> Problem description:
Copy every line in which the string "this" occurs.
* START Source data *
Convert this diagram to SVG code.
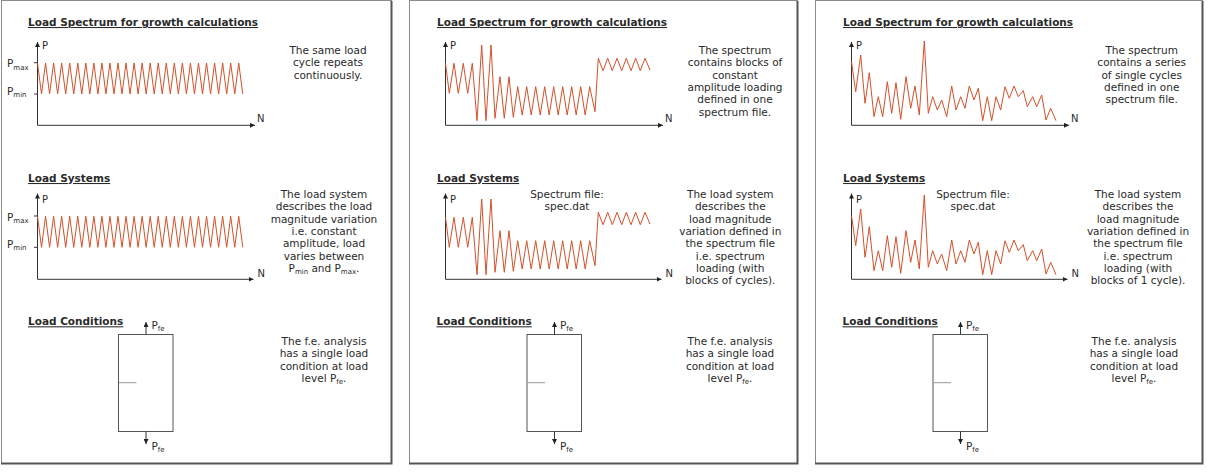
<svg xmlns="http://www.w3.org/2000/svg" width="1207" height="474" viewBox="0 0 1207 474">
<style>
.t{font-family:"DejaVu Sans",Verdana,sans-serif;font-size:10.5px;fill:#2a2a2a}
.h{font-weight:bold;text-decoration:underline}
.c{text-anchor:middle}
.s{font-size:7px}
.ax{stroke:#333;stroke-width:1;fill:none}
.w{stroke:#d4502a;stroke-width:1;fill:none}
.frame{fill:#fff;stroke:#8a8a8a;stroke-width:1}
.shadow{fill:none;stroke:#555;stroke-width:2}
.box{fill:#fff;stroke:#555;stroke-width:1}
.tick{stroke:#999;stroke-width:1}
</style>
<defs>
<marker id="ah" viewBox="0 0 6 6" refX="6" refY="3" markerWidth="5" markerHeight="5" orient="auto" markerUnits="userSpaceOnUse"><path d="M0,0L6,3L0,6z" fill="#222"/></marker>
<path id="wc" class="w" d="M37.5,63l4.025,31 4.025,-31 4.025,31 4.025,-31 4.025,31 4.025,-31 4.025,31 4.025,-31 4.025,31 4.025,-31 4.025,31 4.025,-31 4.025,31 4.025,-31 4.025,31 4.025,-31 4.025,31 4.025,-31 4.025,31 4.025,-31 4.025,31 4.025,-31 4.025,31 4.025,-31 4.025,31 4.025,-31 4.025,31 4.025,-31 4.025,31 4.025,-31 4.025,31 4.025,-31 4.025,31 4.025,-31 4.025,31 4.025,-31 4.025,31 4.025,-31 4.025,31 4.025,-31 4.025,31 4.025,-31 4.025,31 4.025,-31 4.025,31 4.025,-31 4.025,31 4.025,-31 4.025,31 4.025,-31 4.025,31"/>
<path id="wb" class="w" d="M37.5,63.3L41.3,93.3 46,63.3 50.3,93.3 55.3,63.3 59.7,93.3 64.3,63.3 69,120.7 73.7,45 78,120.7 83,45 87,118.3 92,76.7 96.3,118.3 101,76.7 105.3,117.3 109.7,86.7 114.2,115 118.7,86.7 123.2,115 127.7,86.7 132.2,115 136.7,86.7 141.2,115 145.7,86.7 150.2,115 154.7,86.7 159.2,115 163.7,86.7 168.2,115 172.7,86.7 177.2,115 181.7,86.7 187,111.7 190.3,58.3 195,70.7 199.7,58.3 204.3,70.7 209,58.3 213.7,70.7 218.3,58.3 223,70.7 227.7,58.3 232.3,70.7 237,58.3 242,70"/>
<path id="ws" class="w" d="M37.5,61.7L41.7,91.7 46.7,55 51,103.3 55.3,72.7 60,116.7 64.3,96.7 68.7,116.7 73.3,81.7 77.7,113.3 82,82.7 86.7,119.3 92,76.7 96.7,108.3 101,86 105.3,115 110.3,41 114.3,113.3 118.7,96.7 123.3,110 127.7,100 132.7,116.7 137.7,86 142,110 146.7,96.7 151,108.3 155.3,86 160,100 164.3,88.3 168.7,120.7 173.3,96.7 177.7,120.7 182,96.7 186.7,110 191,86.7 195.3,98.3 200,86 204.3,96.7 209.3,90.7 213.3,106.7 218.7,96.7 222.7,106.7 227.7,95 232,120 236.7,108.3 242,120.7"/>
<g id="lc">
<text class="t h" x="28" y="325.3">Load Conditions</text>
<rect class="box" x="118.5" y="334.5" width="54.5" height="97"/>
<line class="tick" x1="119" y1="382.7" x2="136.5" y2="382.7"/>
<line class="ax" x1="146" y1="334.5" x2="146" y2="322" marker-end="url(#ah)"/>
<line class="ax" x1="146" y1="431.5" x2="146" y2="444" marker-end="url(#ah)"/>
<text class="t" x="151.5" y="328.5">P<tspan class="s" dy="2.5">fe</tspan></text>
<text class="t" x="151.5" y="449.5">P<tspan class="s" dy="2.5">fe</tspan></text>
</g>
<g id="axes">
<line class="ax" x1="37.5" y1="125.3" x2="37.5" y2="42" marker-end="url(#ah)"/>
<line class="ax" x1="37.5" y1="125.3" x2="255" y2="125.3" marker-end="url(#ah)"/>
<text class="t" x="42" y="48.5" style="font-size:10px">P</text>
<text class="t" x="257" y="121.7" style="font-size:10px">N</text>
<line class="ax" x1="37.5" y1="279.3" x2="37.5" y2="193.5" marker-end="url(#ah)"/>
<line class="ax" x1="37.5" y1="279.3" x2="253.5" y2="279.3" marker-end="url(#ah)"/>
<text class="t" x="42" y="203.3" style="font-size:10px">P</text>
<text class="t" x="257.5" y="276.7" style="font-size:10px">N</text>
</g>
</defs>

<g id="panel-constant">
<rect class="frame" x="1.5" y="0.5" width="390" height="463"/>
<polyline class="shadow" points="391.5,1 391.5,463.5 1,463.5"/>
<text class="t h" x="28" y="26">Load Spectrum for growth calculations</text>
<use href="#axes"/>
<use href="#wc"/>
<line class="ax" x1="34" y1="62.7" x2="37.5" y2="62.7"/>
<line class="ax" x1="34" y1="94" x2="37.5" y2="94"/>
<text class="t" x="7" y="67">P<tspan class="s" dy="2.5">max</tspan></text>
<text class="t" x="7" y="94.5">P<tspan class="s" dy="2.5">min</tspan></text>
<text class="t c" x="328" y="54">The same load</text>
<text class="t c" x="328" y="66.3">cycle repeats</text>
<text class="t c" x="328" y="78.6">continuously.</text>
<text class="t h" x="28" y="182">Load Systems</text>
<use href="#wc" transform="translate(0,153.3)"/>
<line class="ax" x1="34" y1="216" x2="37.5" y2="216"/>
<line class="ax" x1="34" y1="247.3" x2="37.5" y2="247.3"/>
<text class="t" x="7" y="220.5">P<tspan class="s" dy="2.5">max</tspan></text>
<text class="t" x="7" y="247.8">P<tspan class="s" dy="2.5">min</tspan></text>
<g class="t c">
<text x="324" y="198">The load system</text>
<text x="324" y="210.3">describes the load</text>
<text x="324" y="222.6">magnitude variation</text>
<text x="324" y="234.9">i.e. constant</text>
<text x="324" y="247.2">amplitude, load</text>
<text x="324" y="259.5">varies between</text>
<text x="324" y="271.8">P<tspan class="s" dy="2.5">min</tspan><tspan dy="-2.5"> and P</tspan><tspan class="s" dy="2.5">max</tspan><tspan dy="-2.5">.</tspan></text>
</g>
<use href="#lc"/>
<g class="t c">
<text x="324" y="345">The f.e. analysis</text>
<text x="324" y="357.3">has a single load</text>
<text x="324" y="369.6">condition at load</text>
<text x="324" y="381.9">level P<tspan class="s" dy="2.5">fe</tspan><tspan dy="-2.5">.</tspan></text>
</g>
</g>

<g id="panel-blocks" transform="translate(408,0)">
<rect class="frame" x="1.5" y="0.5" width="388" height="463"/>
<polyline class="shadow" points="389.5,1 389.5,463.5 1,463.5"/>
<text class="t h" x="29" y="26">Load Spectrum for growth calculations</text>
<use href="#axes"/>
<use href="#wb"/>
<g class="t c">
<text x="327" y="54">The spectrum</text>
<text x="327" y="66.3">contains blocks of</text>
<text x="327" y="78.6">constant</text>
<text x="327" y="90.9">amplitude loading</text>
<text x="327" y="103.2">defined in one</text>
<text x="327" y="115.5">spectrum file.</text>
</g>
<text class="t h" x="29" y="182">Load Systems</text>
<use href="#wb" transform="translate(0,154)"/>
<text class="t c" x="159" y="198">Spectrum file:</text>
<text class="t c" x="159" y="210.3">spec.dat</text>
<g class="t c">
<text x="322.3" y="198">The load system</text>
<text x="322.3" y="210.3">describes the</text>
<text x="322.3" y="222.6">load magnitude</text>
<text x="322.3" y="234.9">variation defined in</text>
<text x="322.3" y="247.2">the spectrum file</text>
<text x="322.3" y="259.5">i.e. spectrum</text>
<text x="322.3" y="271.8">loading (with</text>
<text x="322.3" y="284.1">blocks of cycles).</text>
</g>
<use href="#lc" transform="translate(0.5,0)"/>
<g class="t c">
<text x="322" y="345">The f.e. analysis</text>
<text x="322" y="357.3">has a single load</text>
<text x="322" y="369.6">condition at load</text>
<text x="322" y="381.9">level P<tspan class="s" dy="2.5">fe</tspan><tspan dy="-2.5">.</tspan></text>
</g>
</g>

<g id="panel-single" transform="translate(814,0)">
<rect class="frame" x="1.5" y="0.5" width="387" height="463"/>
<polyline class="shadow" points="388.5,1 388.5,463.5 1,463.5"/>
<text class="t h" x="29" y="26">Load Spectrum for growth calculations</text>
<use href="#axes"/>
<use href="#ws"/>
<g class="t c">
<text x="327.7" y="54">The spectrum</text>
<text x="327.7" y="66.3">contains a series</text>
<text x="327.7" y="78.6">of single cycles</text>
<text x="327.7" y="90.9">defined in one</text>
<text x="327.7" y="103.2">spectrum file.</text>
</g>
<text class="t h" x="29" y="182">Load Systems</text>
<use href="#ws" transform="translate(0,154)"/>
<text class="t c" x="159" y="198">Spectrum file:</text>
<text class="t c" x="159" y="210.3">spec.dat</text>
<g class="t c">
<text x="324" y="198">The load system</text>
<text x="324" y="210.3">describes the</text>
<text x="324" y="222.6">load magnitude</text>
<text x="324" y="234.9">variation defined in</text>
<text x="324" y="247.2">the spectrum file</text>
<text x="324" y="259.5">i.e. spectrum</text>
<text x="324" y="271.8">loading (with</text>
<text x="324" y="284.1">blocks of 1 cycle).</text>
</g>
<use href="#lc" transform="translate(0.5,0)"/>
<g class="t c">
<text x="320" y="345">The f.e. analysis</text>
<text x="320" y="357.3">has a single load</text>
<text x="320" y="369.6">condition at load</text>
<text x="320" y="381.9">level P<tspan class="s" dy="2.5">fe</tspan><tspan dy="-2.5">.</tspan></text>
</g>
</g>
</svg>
* END Source data *
* START Source data *
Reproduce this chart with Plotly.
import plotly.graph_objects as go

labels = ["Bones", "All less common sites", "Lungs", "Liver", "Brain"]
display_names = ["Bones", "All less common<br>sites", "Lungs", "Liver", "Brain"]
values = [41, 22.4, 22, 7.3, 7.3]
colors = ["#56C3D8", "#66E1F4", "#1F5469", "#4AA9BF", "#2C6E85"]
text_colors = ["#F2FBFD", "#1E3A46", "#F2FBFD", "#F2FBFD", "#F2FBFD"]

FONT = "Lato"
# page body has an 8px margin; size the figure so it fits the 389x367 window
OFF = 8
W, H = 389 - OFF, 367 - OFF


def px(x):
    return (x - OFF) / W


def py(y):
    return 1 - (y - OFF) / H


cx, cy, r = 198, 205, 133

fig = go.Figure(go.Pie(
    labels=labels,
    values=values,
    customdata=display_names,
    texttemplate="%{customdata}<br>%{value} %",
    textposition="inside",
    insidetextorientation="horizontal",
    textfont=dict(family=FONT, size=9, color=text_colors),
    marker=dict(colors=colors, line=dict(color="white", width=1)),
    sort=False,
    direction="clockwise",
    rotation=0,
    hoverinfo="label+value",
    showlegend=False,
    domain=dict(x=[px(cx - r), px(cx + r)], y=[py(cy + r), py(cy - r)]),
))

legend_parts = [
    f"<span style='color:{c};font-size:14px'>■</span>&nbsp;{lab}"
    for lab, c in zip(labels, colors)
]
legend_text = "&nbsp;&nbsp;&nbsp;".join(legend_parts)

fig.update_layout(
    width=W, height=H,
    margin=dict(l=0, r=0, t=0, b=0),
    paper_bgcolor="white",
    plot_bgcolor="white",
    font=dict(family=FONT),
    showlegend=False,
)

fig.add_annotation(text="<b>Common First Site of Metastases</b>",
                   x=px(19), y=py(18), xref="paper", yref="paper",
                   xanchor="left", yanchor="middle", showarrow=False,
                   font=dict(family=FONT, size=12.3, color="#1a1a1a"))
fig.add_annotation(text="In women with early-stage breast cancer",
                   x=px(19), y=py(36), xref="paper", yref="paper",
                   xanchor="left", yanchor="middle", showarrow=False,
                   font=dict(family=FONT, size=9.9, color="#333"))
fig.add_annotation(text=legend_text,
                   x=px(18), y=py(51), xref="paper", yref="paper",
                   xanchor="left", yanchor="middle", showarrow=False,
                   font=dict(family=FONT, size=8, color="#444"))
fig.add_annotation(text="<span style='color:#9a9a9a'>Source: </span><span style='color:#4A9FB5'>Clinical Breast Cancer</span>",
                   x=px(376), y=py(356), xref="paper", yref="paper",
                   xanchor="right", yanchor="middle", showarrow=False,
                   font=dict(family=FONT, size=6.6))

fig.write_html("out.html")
* END Source data *
* START Source data *
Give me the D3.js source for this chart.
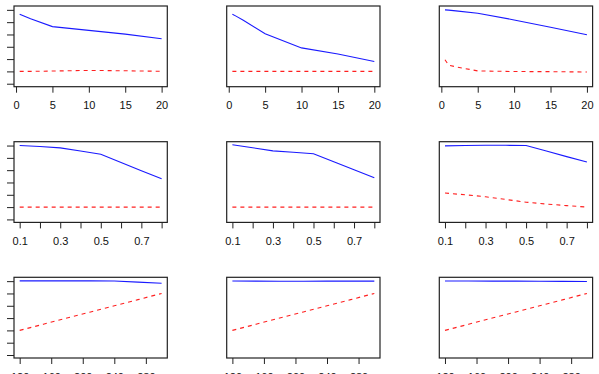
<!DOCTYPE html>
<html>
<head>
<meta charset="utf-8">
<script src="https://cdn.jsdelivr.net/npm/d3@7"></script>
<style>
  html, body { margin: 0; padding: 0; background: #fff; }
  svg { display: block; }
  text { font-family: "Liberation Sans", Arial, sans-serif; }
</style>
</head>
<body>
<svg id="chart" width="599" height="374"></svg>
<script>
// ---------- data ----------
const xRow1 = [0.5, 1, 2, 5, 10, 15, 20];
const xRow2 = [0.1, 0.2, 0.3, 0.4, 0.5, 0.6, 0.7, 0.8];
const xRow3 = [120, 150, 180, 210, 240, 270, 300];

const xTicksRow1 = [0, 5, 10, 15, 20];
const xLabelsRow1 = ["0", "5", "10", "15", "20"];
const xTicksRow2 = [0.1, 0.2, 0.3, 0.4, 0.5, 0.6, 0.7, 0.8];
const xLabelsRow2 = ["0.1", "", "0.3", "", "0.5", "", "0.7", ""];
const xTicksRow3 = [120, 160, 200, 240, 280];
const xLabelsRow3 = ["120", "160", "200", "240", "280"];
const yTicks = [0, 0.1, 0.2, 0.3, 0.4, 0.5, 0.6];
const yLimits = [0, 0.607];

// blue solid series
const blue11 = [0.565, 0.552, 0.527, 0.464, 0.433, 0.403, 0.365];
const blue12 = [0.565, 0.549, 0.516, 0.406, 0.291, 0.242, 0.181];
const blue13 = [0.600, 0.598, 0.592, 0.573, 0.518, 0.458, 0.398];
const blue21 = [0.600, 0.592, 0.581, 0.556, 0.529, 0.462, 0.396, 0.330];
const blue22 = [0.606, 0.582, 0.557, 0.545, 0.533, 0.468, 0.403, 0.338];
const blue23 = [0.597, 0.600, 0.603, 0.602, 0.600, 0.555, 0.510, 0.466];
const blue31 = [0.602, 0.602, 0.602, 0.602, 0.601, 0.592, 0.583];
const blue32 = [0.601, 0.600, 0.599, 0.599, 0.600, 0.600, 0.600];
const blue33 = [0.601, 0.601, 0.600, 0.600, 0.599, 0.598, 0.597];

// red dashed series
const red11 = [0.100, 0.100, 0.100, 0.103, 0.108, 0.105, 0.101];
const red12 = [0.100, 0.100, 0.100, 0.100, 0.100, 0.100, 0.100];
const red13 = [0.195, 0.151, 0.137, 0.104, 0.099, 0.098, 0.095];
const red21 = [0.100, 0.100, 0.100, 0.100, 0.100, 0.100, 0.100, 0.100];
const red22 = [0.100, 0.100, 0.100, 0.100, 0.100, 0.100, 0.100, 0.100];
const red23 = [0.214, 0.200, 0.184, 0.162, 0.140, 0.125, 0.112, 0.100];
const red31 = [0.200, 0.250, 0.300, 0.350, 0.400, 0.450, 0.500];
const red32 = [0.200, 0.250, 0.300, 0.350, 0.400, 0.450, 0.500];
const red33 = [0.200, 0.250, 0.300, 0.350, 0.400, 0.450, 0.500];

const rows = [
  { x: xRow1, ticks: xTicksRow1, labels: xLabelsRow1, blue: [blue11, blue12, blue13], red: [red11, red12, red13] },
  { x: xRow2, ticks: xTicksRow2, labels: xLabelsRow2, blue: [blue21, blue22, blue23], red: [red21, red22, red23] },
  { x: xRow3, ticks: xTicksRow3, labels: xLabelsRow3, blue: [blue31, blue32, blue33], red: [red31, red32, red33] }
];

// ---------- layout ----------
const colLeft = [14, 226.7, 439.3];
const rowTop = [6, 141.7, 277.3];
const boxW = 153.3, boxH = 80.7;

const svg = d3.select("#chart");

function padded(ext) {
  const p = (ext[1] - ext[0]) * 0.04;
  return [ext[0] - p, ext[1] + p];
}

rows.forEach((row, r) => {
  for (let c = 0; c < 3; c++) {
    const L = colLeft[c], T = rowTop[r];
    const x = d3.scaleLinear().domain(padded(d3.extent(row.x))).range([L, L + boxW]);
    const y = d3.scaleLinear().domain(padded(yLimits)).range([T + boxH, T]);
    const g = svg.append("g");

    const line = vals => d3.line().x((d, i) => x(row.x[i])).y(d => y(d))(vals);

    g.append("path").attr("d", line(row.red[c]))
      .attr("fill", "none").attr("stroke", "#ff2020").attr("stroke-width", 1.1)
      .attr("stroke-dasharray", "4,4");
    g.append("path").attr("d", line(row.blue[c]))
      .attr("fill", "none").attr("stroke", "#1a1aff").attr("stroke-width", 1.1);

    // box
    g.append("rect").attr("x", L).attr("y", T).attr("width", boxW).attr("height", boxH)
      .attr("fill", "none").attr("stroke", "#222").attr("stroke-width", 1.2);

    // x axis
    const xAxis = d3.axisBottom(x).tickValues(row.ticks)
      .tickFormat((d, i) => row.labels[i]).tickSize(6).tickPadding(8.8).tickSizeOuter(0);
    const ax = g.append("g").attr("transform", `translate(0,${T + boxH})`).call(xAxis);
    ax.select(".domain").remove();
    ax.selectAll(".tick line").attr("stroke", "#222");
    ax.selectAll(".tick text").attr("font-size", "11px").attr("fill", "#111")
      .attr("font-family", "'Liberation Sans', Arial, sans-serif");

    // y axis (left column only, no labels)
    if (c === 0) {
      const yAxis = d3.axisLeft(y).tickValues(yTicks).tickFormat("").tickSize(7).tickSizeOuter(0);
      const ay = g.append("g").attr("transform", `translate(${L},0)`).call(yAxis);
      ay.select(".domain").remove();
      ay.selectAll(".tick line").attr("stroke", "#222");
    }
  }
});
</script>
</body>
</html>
* END Source data *
> Result below:
Convert this diagram to SVG code.
Reproduce this chart with Plotly.
Give me the D3.js source for this chart.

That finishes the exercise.